* _MATERIAL PROVIDED_:
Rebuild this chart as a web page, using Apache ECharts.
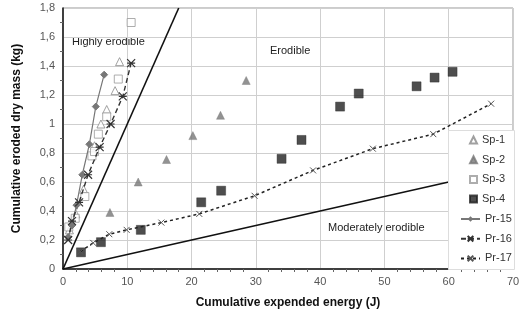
<!DOCTYPE html>
<html>
<head>
<meta charset="utf-8">
<script src="https://cdn.jsdelivr.net/npm/echarts@6/dist/echarts.min.js"></script>
<style>html,body{margin:0;padding:0;background:#fff}#c{width:528px;height:316px}</style>
</head>
<body>
<div id="c"></div>
<script>
var xTicks = [0, 10, 20, 30, 40, 50, 60, 70];
var yTicks = [0, 0.2, 0.4, 0.6, 0.8, 1, 1.2, 1.4, 1.6, 1.8];
var sp1 = [[1.0,0.27],[2.0,0.38],[3.2,0.55],[4.9,0.85],[5.9,1.0],[6.8,1.10],[8.1,1.23],[8.8,1.43]];
var sp2 = [[7.3,0.39],[11.7,0.60],[16.1,0.755],[20.2,0.92],[24.5,1.06],[28.5,1.30]];
var sp3 = [[0.9,0.29],[1.9,0.35],[3.4,0.50],[4.5,0.78],[4.9,0.81],[5.5,0.93],[6.8,1.05],[8.6,1.31],[10.6,1.70]];
var sp4 = [[2.8,0.115],[5.9,0.185],[12.1,0.27],[21.5,0.46],[24.6,0.54],[34.0,0.76],[37.1,0.89],[43.1,1.12],[46.0,1.21],[55.0,1.26],[57.8,1.32],[60.6,1.36]];
var pr15 = [[0.8,0.22],[1.4,0.30],[2.1,0.44],[3.0,0.65],[4.1,0.86],[5.1,1.12],[6.4,1.34]];
var pr16 = [[0.8,0.20],[1.4,0.33],[2.5,0.46],[3.9,0.65],[5.7,0.84],[7.4,1.0],[9.3,1.19],[10.6,1.42]];
var pr17 = [[2.7,0.12],[4.7,0.18],[7.2,0.24],[9.9,0.27],[15.3,0.32],[21.2,0.38],[29.8,0.505],[38.9,0.68],[48.2,0.83],[57.6,0.93],[66.6,1.14]];
var highLine = [[0,0],[18,1.8]];
var modLine = [[0,0],[60,0.6]];
var spNames = ['Sp-1','Sp-2','Sp-3','Sp-4'];
var prNames = ['Pr-15','Pr-16','Pr-17'];

var chart = echarts.init(document.getElementById('c'));
var font = 'Liberation Sans, Arial, sans-serif';
var xMark = 'path://M0,0L10,10M10,0L0,10';
var starMark = 'path://M0,0L10,10M10,0L0,10M0,5L10,5';
var legText = {color: '#333', fontSize: 11, fontFamily: font, lineHeight: 12};
chart.setOption({
  animation: false,
  textStyle: {fontFamily: font},
  grid: {left: 63, right: 15, top: 8, bottom: 47, show: true, borderColor: '#999', borderWidth: 1},
  legend: [
    {data: spNames, orient: 'vertical', left: 469, top: 134, padding: 0,
      itemGap: 7.7, itemWidth: 7, itemHeight: 7, textStyle: legText, z: 5},
    {data: prNames, orient: 'vertical', left: 460, top: 213, padding: 0,
      itemGap: 7.7, itemWidth: 19, itemHeight: 7, textStyle: legText, z: 5}
  ],
  xAxis: {
    type: 'value', min: xTicks[0], max: xTicks[xTicks.length-1], interval: 10,
    name: 'Cumulative expended energy (J)', nameLocation: 'middle', nameGap: 28,
    nameTextStyle: {fontWeight: 'bold', fontSize: 12, color: '#111'},
    axisLine: {lineStyle: {color: '#111', width: 1.5}},
    axisTick: {show: false},
    minorTick: {show: true, splitNumber: 5, length: 3, lineStyle: {color: '#666'}},
    axisLabel: {color: '#555', fontSize: 11, margin: 7},
    splitLine: {lineStyle: {color: '#cfcfcf'}}
  },
  yAxis: {
    type: 'value', min: yTicks[0], max: yTicks[yTicks.length-1], interval: 0.2,
    name: 'Cumulative eroded dry mass (kg)', nameLocation: 'middle', nameGap: 40,
    nameTextStyle: {fontWeight: 'bold', fontSize: 12, color: '#111'},
    axisLine: {lineStyle: {color: '#111', width: 1.5}},
    axisTick: {show: false},
    minorTick: {show: true, splitNumber: 2, length: 3, lineStyle: {color: '#666'}},
    axisLabel: {color: '#555', fontSize: 11, margin: 8,
      formatter: function(v){ return (Math.round(v*10)/10).toString().replace('.', ','); }},
    splitLine: {lineStyle: {color: '#cfcfcf'}}
  },
  series: [
    {type: 'line', data: highLine, symbol: 'none', lineStyle: {color: '#111', width: 1.6}, silent: true, z: 1},
    {type: 'line', data: modLine, symbol: 'none', lineStyle: {color: '#111', width: 1.6}, silent: true, z: 1},
    {name: 'Sp-1', type: 'scatter', data: sp1, symbol: 'triangle', symbolSize: 8,
      itemStyle: {color: '#fff', borderColor: '#888', borderWidth: 1}},
    {name: 'Sp-2', type: 'scatter', data: sp2, symbol: 'triangle', symbolSize: 8,
      itemStyle: {color: '#777', borderColor: '#777', borderWidth: 0.5}},
    {name: 'Sp-3', type: 'scatter', data: sp3, symbol: 'rect', symbolSize: 8,
      itemStyle: {color: '#fff', borderColor: '#999', borderWidth: 1}},
    {name: 'Sp-4', type: 'scatter', data: sp4, symbol: 'rect', symbolSize: 9,
      itemStyle: {color: '#222', borderColor: '#222', borderWidth: 0.5}},
    {name: 'Pr-15', type: 'line', data: pr15, symbol: 'diamond', symbolSize: 7,
      lineStyle: {color: '#777', width: 1.2}, itemStyle: {color: '#777', borderColor: '#777'}},
    {name: 'Pr-16', type: 'line', data: pr16, symbol: starMark, symbolSize: 8,
      lineStyle: {color: '#333', width: 1.4, type: [5, 3]},
      itemStyle: {color: 'none', borderColor: '#333', borderWidth: 1.2}},
    {name: 'Pr-17', type: 'line', data: pr17, symbol: xMark, symbolSize: 6,
      lineStyle: {color: '#222', width: 1.5, type: [3, 3]},
      itemStyle: {color: 'none', borderColor: '#555', borderWidth: 1}}
  ],
  graphic: [
    {type: 'rect', left: 448, top: 130, z: 3, shape: {width: 66, height: 139},
      style: {fill: '#fff', stroke: '#ddd', lineWidth: 1}},
    {type: 'text', left: 72, top: 36, style: {text: 'Highly erodible', fill: '#222', font: '11px ' + font}},
    {type: 'text', left: 270, top: 45, style: {text: 'Erodible', fill: '#222', font: '11px ' + font}},
    {type: 'text', left: 328, top: 222, style: {text: 'Moderately erodible', fill: '#222', font: '11px ' + font}}
  ]
});
</script>
</body>
</html>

* _TASK_: Copy the material above in full and exactly, skipping pictures.

* _FULL OUTPUT_:
Rebuild this chart as a web page, using Apache ECharts.
<!DOCTYPE html>
<html>
<head>
<meta charset="utf-8">
<script src="https://cdn.jsdelivr.net/npm/echarts@6/dist/echarts.min.js"></script>
<style>html,body{margin:0;padding:0;background:#fff}#c{width:528px;height:316px}</style>
</head>
<body>
<div id="c"></div>
<script>
var xTicks = [0, 10, 20, 30, 40, 50, 60, 70];
var yTicks = [0, 0.2, 0.4, 0.6, 0.8, 1, 1.2, 1.4, 1.6, 1.8];
var sp1 = [[1.0,0.27],[2.0,0.38],[3.2,0.55],[4.9,0.85],[5.9,1.0],[6.8,1.10],[8.1,1.23],[8.8,1.43]];
var sp2 = [[7.3,0.39],[11.7,0.60],[16.1,0.755],[20.2,0.92],[24.5,1.06],[28.5,1.30]];
var sp3 = [[0.9,0.29],[1.9,0.35],[3.4,0.50],[4.5,0.78],[4.9,0.81],[5.5,0.93],[6.8,1.05],[8.6,1.31],[10.6,1.70]];
var sp4 = [[2.8,0.115],[5.9,0.185],[12.1,0.27],[21.5,0.46],[24.6,0.54],[34.0,0.76],[37.1,0.89],[43.1,1.12],[46.0,1.21],[55.0,1.26],[57.8,1.32],[60.6,1.36]];
var pr15 = [[0.8,0.22],[1.4,0.30],[2.1,0.44],[3.0,0.65],[4.1,0.86],[5.1,1.12],[6.4,1.34]];
var pr16 = [[0.8,0.20],[1.4,0.33],[2.5,0.46],[3.9,0.65],[5.7,0.84],[7.4,1.0],[9.3,1.19],[10.6,1.42]];
var pr17 = [[2.7,0.12],[4.7,0.18],[7.2,0.24],[9.9,0.27],[15.3,0.32],[21.2,0.38],[29.8,0.505],[38.9,0.68],[48.2,0.83],[57.6,0.93],[66.6,1.14]];
var highLine = [[0,0],[18,1.8]];
var modLine = [[0,0],[60,0.6]];
var spNames = ['Sp-1','Sp-2','Sp-3','Sp-4'];
var prNames = ['Pr-15','Pr-16','Pr-17'];

var chart = echarts.init(document.getElementById('c'));
var font = 'Liberation Sans, Arial, sans-serif';
var xMark = 'path://M0,0L10,10M10,0L0,10';
var starMark = 'path://M0,0L10,10M10,0L0,10M0,5L10,5';
var legText = {color: '#333', fontSize: 11, fontFamily: font, lineHeight: 12};
chart.setOption({
  animation: false,
  textStyle: {fontFamily: font},
  grid: {left: 63, right: 15, top: 8, bottom: 47, show: true, borderColor: '#999', borderWidth: 1},
  legend: [
    {data: spNames, orient: 'vertical', left: 469, top: 134, padding: 0,
      itemGap: 7.7, itemWidth: 7, itemHeight: 7, textStyle: legText, z: 5},
    {data: prNames, orient: 'vertical', left: 460, top: 213, padding: 0,
      itemGap: 7.7, itemWidth: 19, itemHeight: 7, textStyle: legText, z: 5}
  ],
  xAxis: {
    type: 'value', min: xTicks[0], max: xTicks[xTicks.length-1], interval: 10,
    name: 'Cumulative expended energy (J)', nameLocation: 'middle', nameGap: 28,
    nameTextStyle: {fontWeight: 'bold', fontSize: 12, color: '#111'},
    axisLine: {lineStyle: {color: '#111', width: 1.5}},
    axisTick: {show: false},
    minorTick: {show: true, splitNumber: 5, length: 3, lineStyle: {color: '#666'}},
    axisLabel: {color: '#555', fontSize: 11, margin: 7},
    splitLine: {lineStyle: {color: '#cfcfcf'}}
  },
  yAxis: {
    type: 'value', min: yTicks[0], max: yTicks[yTicks.length-1], interval: 0.2,
    name: 'Cumulative eroded dry mass (kg)', nameLocation: 'middle', nameGap: 40,
    nameTextStyle: {fontWeight: 'bold', fontSize: 12, color: '#111'},
    axisLine: {lineStyle: {color: '#111', width: 1.5}},
    axisTick: {show: false},
    minorTick: {show: true, splitNumber: 2, length: 3, lineStyle: {color: '#666'}},
    axisLabel: {color: '#555', fontSize: 11, margin: 8,
      formatter: function(v){ return (Math.round(v*10)/10).toString().replace('.', ','); }},
    splitLine: {lineStyle: {color: '#cfcfcf'}}
  },
  series: [
    {type: 'line', data: highLine, symbol: 'none', lineStyle: {color: '#111', width: 1.6}, silent: true, z: 1},
    {type: 'line', data: modLine, symbol: 'none', lineStyle: {color: '#111', width: 1.6}, silent: true, z: 1},
    {name: 'Sp-1', type: 'scatter', data: sp1, symbol: 'triangle', symbolSize: 8,
      itemStyle: {color: '#fff', borderColor: '#888', borderWidth: 1}},
    {name: 'Sp-2', type: 'scatter', data: sp2, symbol: 'triangle', symbolSize: 8,
      itemStyle: {color: '#777', borderColor: '#777', borderWidth: 0.5}},
    {name: 'Sp-3', type: 'scatter', data: sp3, symbol: 'rect', symbolSize: 8,
      itemStyle: {color: '#fff', borderColor: '#999', borderWidth: 1}},
    {name: 'Sp-4', type: 'scatter', data: sp4, symbol: 'rect', symbolSize: 9,
      itemStyle: {color: '#222', borderColor: '#222', borderWidth: 0.5}},
    {name: 'Pr-15', type: 'line', data: pr15, symbol: 'diamond', symbolSize: 7,
      lineStyle: {color: '#777', width: 1.2}, itemStyle: {color: '#777', borderColor: '#777'}},
    {name: 'Pr-16', type: 'line', data: pr16, symbol: starMark, symbolSize: 8,
      lineStyle: {color: '#333', width: 1.4, type: [5, 3]},
      itemStyle: {color: 'none', borderColor: '#333', borderWidth: 1.2}},
    {name: 'Pr-17', type: 'line', data: pr17, symbol: xMark, symbolSize: 6,
      lineStyle: {color: '#222', width: 1.5, type: [3, 3]},
      itemStyle: {color: 'none', borderColor: '#555', borderWidth: 1}}
  ],
  graphic: [
    {type: 'rect', left: 448, top: 130, z: 3, shape: {width: 66, height: 139},
      style: {fill: '#fff', stroke: '#ddd', lineWidth: 1}},
    {type: 'text', left: 72, top: 36, style: {text: 'Highly erodible', fill: '#222', font: '11px ' + font}},
    {type: 'text', left: 270, top: 45, style: {text: 'Erodible', fill: '#222', font: '11px ' + font}},
    {type: 'text', left: 328, top: 222, style: {text: 'Moderately erodible', fill: '#222', font: '11px ' + font}}
  ]
});
</script>
</body>
</html>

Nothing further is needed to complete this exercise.